◆ Exercise: Transcribe the lines below verbatim, skipping the images.

-- Begin Information supplied --

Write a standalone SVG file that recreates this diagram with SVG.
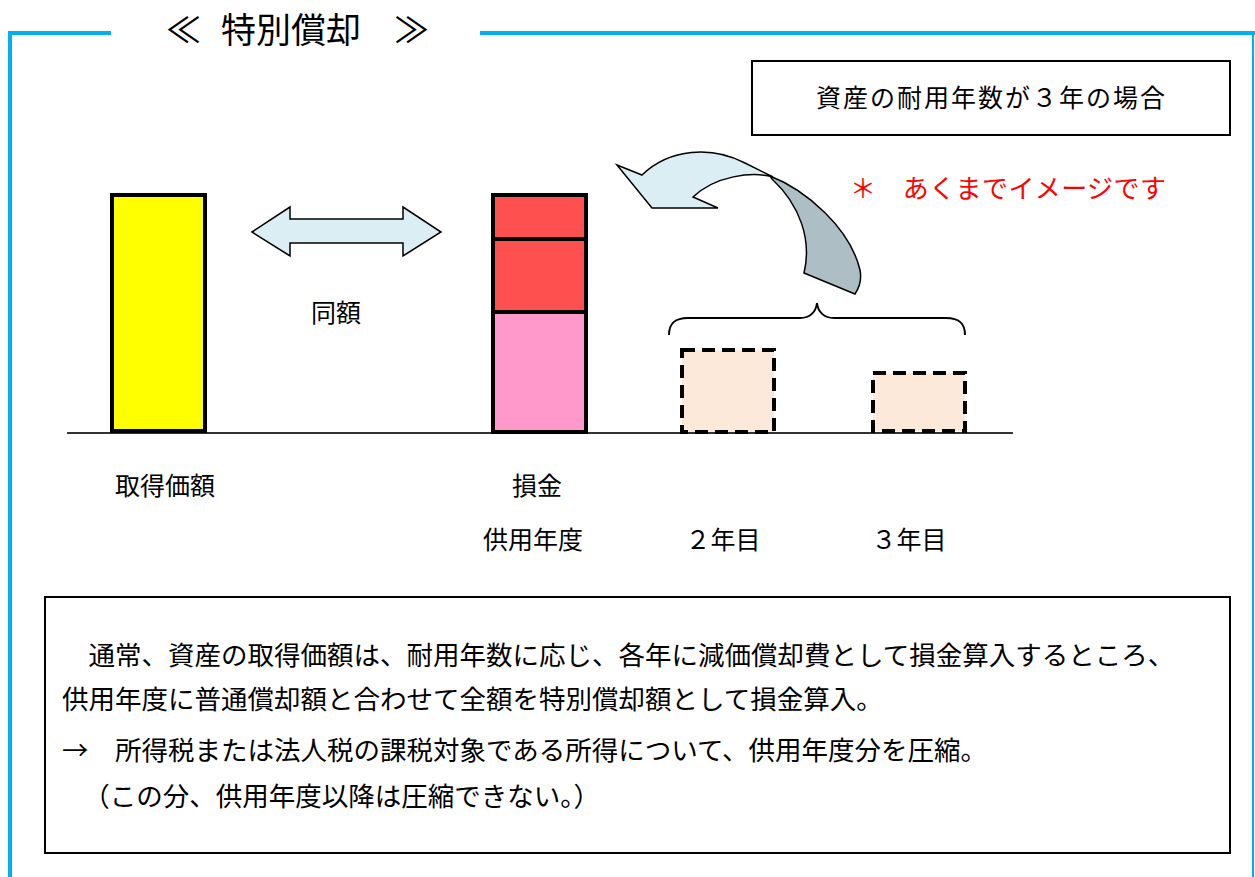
<svg xmlns="http://www.w3.org/2000/svg" width="1255" height="877" viewBox="0 0 1255 877">
<style>
  text { font-family: "Noto Sans CJK JP", "Noto Sans", sans-serif; fill: #000; }
  .lbl { font-size: 25px; text-anchor: middle; }
  .body { font-size: 26.5px; }
  .bar { stroke: #000; stroke-width: 4; }
  .dash { fill: #FCE9DA; stroke: #000; stroke-width: 4; stroke-dasharray: 13 7; }
  .frame { stroke: #00B0F0; fill: none; }
  .arrow { stroke: #000; stroke-width: 1.5; stroke-linejoin: miter; }
</style>
<rect width="1255" height="877" fill="#fff"/>

<g id="frame">
  <path class="frame" stroke-width="4" d="M10,877 L10,33 L111,33"/>
  <path class="frame" stroke-width="4" d="M480,33 L1255,33"/>
  <path class="frame" stroke-width="2" d="M1253,33 L1253,877"/>
</g>

<g id="title">
  <text font-size="35"><tspan x="166" y="43">≪</tspan><tspan x="221" y="43">特別償却</tspan><tspan x="394" y="43">≫</tspan></text>
</g>

<g id="caseBox">
  <rect x="752" y="61" width="478" height="74" fill="#fff" stroke="#000" stroke-width="2"/>
  <text x="816" y="107" font-size="25" letter-spacing="2">資産の耐用年数が３年の場合</text>
</g>

<g id="note">
  <text x="850" y="198" font-size="26" letter-spacing="0.4" style="fill:#FF0000">＊　あくまでイメージです</text>
</g>

<g id="connectors">
  <path id="doubleArrow" class="arrow" fill="#DAEEF3" d="M252,232 L290,207 L290,219 L403,219 L403,207 L441,232 L403,256 L403,243 L290,243 L290,256 Z"/>
  <path id="curveBack" class="arrow" fill="#ADBFC4" d="M770,176 C806,190 850,228 860,270 C862,280 859,288 855,294 L804,273 C812,240 800,205 772,179 Z"/>
  <path id="curveFront" class="arrow" fill="#DAEEF3" d="M617,165 L642,175 C670,148 712,146 745,163 L773,177 C752,171 715,176 693,197 L718,208 L652,208 Z"/>
  <path id="brace" fill="none" stroke="#000" stroke-width="2" d="M669,335 C669,323 675,318 688,318 L800,318 C810,318 816,312 817,303 C818,312 824,318 834,318 L946,318 C959,318 965,323 965,335"/>
  <line id="axis" x1="67" y1="433" x2="1013" y2="433" stroke="#333" stroke-width="2"/>
</g>

<g id="acqBar">
  <rect class="bar" x="112" y="195" width="93" height="236" fill="#FFFF00"/>
</g>

<g id="lossBar">
  <rect class="bar" x="493" y="312" width="93" height="120" fill="#FF99CC"/>
  <rect class="bar" x="493" y="239" width="93" height="73" fill="#FF5050"/>
  <rect class="bar" x="493" y="195" width="93" height="44" fill="#FF5050"/>
</g>

<g id="year2Box">
  <rect class="dash" x="682" y="350" width="92" height="82"/>
</g>
<g id="year3Box">
  <rect class="dash" x="873" y="373" width="92" height="58"/>
</g>

<g id="labels">
  <text class="lbl" x="336" y="322" font-size="24">同額</text>
  <text class="lbl" x="165" y="495">取得価額</text>
  <text class="lbl" x="537" y="495">損金</text>
  <text class="lbl" x="533" y="549">供用年度</text>
  <text class="lbl" x="723" y="549">２年目</text>
  <text class="lbl" x="909" y="549">３年目</text>
</g>

<g id="explanation">
  <rect x="45" y="597" width="1185" height="256" fill="#fff" stroke="#000" stroke-width="2"/>
  <text class="body" x="62" y="665">　通常、資産の取得価額は、耐用年数に応じ、各年に減価償却費として損金算入するところ、</text>
  <text class="body" x="62" y="709">供用年度に普通償却額と合わせて全額を特別償却額として損金算入。</text>
  <text class="body" x="62" y="760">→　所得税または法人税の課税対象である所得について、供用年度分を圧縮。</text>
  <text class="body" x="70" y="806">　（この分、供用年度以降は圧縮できない。）</text>
</g>
</svg>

-- End Information supplied --

◆ Written solution:
Write a standalone SVG file that recreates this diagram with SVG.
<svg xmlns="http://www.w3.org/2000/svg" width="1255" height="877" viewBox="0 0 1255 877">
<style>
  text { font-family: "Noto Sans CJK JP", "Noto Sans", sans-serif; fill: #000; }
  .lbl { font-size: 25px; text-anchor: middle; }
  .body { font-size: 26.5px; }
  .bar { stroke: #000; stroke-width: 4; }
  .dash { fill: #FCE9DA; stroke: #000; stroke-width: 4; stroke-dasharray: 13 7; }
  .frame { stroke: #00B0F0; fill: none; }
  .arrow { stroke: #000; stroke-width: 1.5; stroke-linejoin: miter; }
</style>
<rect width="1255" height="877" fill="#fff"/>

<g id="frame">
  <path class="frame" stroke-width="4" d="M10,877 L10,33 L111,33"/>
  <path class="frame" stroke-width="4" d="M480,33 L1255,33"/>
  <path class="frame" stroke-width="2" d="M1253,33 L1253,877"/>
</g>

<g id="title">
  <text font-size="35"><tspan x="166" y="43">≪</tspan><tspan x="221" y="43">特別償却</tspan><tspan x="394" y="43">≫</tspan></text>
</g>

<g id="caseBox">
  <rect x="752" y="61" width="478" height="74" fill="#fff" stroke="#000" stroke-width="2"/>
  <text x="816" y="107" font-size="25" letter-spacing="2">資産の耐用年数が３年の場合</text>
</g>

<g id="note">
  <text x="850" y="198" font-size="26" letter-spacing="0.4" style="fill:#FF0000">＊　あくまでイメージです</text>
</g>

<g id="connectors">
  <path id="doubleArrow" class="arrow" fill="#DAEEF3" d="M252,232 L290,207 L290,219 L403,219 L403,207 L441,232 L403,256 L403,243 L290,243 L290,256 Z"/>
  <path id="curveBack" class="arrow" fill="#ADBFC4" d="M770,176 C806,190 850,228 860,270 C862,280 859,288 855,294 L804,273 C812,240 800,205 772,179 Z"/>
  <path id="curveFront" class="arrow" fill="#DAEEF3" d="M617,165 L642,175 C670,148 712,146 745,163 L773,177 C752,171 715,176 693,197 L718,208 L652,208 Z"/>
  <path id="brace" fill="none" stroke="#000" stroke-width="2" d="M669,335 C669,323 675,318 688,318 L800,318 C810,318 816,312 817,303 C818,312 824,318 834,318 L946,318 C959,318 965,323 965,335"/>
  <line id="axis" x1="67" y1="433" x2="1013" y2="433" stroke="#333" stroke-width="2"/>
</g>

<g id="acqBar">
  <rect class="bar" x="112" y="195" width="93" height="236" fill="#FFFF00"/>
</g>

<g id="lossBar">
  <rect class="bar" x="493" y="312" width="93" height="120" fill="#FF99CC"/>
  <rect class="bar" x="493" y="239" width="93" height="73" fill="#FF5050"/>
  <rect class="bar" x="493" y="195" width="93" height="44" fill="#FF5050"/>
</g>

<g id="year2Box">
  <rect class="dash" x="682" y="350" width="92" height="82"/>
</g>
<g id="year3Box">
  <rect class="dash" x="873" y="373" width="92" height="58"/>
</g>

<g id="labels">
  <text class="lbl" x="336" y="322" font-size="24">同額</text>
  <text class="lbl" x="165" y="495">取得価額</text>
  <text class="lbl" x="537" y="495">損金</text>
  <text class="lbl" x="533" y="549">供用年度</text>
  <text class="lbl" x="723" y="549">２年目</text>
  <text class="lbl" x="909" y="549">３年目</text>
</g>

<g id="explanation">
  <rect x="45" y="597" width="1185" height="256" fill="#fff" stroke="#000" stroke-width="2"/>
  <text class="body" x="62" y="665">　通常、資産の取得価額は、耐用年数に応じ、各年に減価償却費として損金算入するところ、</text>
  <text class="body" x="62" y="709">供用年度に普通償却額と合わせて全額を特別償却額として損金算入。</text>
  <text class="body" x="62" y="760">→　所得税または法人税の課税対象である所得について、供用年度分を圧縮。</text>
  <text class="body" x="70" y="806">　（この分、供用年度以降は圧縮できない。）</text>
</g>
</svg>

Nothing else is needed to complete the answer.